The first water mill dates back to 1845. It wasn’t actually made to irrigate agriculture. It was made, as Trump would say, to drain the swamp. There was a swampy bit of land and a Dutch engineer was like “I can fix that.” A local man figured he could use it to actually irrigate something so he tweaked the design to have wooden blades but no real sails – called a ramell (after a flower in Catalan). Every man since then took a look at the design and made tweaks to the blades or the shapes. One was even close-able like an umbrella if it got too windy.
At the best of times they could pump 40,000 liters and hour which is way too much and ended up causing people to dig deeper and deeper each year. They were still being used until the 1970s. Three things happened almost at once that killed off the mainstream use of the water mill
- The 60s and 70s was the beginning of the tourism boom for Mallorca. Tourism began bringing more people than the island could provide water or food for. So there was a push for electric mills.

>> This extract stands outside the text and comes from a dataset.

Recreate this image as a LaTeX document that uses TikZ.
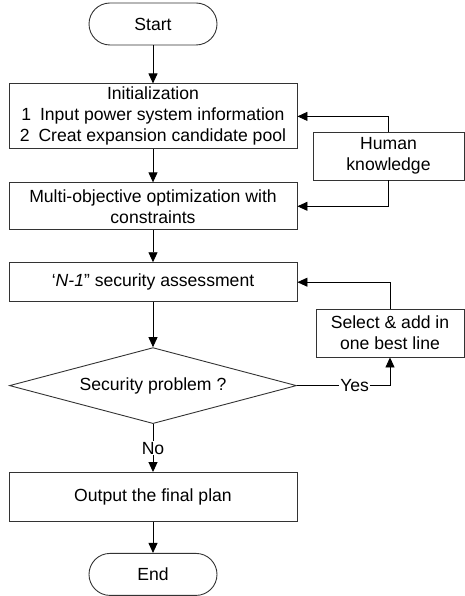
\documentclass[tikz,border=0pt]{standalone}
\usepackage{fontspec}
\setmainfont{Liberation Sans}
\usetikzlibrary{arrows.meta,positioning,shapes.geometric}
\newcommand{\chartfont}{\fontsize{17.6}{21}\selectfont}
\tikzset{
  proc/.style={draw=black!80, line width=0.9pt, minimum width=288pt, minimum height=47pt,
               inner sep=2pt, align=center, font=\chartfont},
  term/.style={draw=black!80, line width=0.9pt, rounded corners=21pt, minimum width=128pt,
               minimum height=42pt, inner sep=2pt, font=\chartfont},
  side/.style={draw=black!80, line width=0.9pt, minimum height=48pt, inner sep=2pt,
               align=center, font=\chartfont},
  check/.style={diamond, aspect=3.78, draw=black!80, line width=0.9pt, minimum width=287pt,
                minimum height=76pt, inner sep=0pt, font=\chartfont},
  flow/.style={-{Triangle[length=10pt,width=9pt]}, line width=0.9pt},
  lbl/.style={fill=white, inner sep=1pt, font=\chartfont}
}
\begin{document}
\begin{tikzpicture}[x=1pt, y=1pt]
  \useasboundingbox (0,0) rectangle (465,-596);
  % main column
  \node[term] (start) at (153,-24) {Start};
  \node[proc, minimum height=65pt, below=38pt of start] (init)
       {Initialization\\1\enspace Input power system information\\2\enspace Creat expansion candidate pool};
  \node[proc, below=33pt of init] (mult) {Multi-objective optimization with\\constraints};
  \node[proc, minimum height=39pt, below=32pt of mult] (nmin)
       {‘\textit{N-1}” security assessment};
  \node[check, below=45pt of nmin] (dec) {Security problem ?};
  \node[proc, minimum height=49pt, below=48pt of dec] (out) {Output the final plan};
  \node[term, below=31pt of out] (fin) {End};
  % side boxes
  \node[side, minimum width=151pt] (hk) at (388.5,-156) {Human\\knowledge};
  \node[side, minimum width=148pt] (sel) at (390,-333) {Select \& add in\\one best line};

  \draw[flow] (start) -- (init);
  \draw[flow] (init) -- (mult);
  \draw[flow] (mult) -- (nmin);
  \draw[flow] (nmin) -- (dec);
  \draw[flow] (dec) -- node[lbl]{No} (out);
  \draw[flow] (out) -- (fin);
  \draw[flow] (hk.north) |- (init.east);
  \draw[flow] (hk.south) |- (mult.east);
  \draw[flow] (dec.east) -| node[lbl, pos=0.31]{Yes} (sel.south);
  \draw[flow] (sel.north) |- (nmin.east);
\end{tikzpicture}
\end{document}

- Underground aquifers were ruined by sea water and it wasn’t worth it anymore to get underground water.
- Franco died in 1975 and the whole country underwent a giant political remodel. Many people moved after his death so many mills and farms were just abandoned.
So these mills didn’t last as long as the flour mills. They barely made over 100 years.
So in short why are there so many windmills all over Mallorca?
People need to eat and drink. Mills provided water to crops and mills crushed the crops into delicious flour to make bread. We didn’t always have railroads or boats to bring things over and people needed to grow their own food.
The only reason you can still see them is because they’re extensively (and expensively) remodeled – some say this is only done to please tourists. And some people blame the tourists for destroying the mills in the first place. If you want to be accurate: wind and water are destroying the mills which is ironic because they were designed to use wind to get water.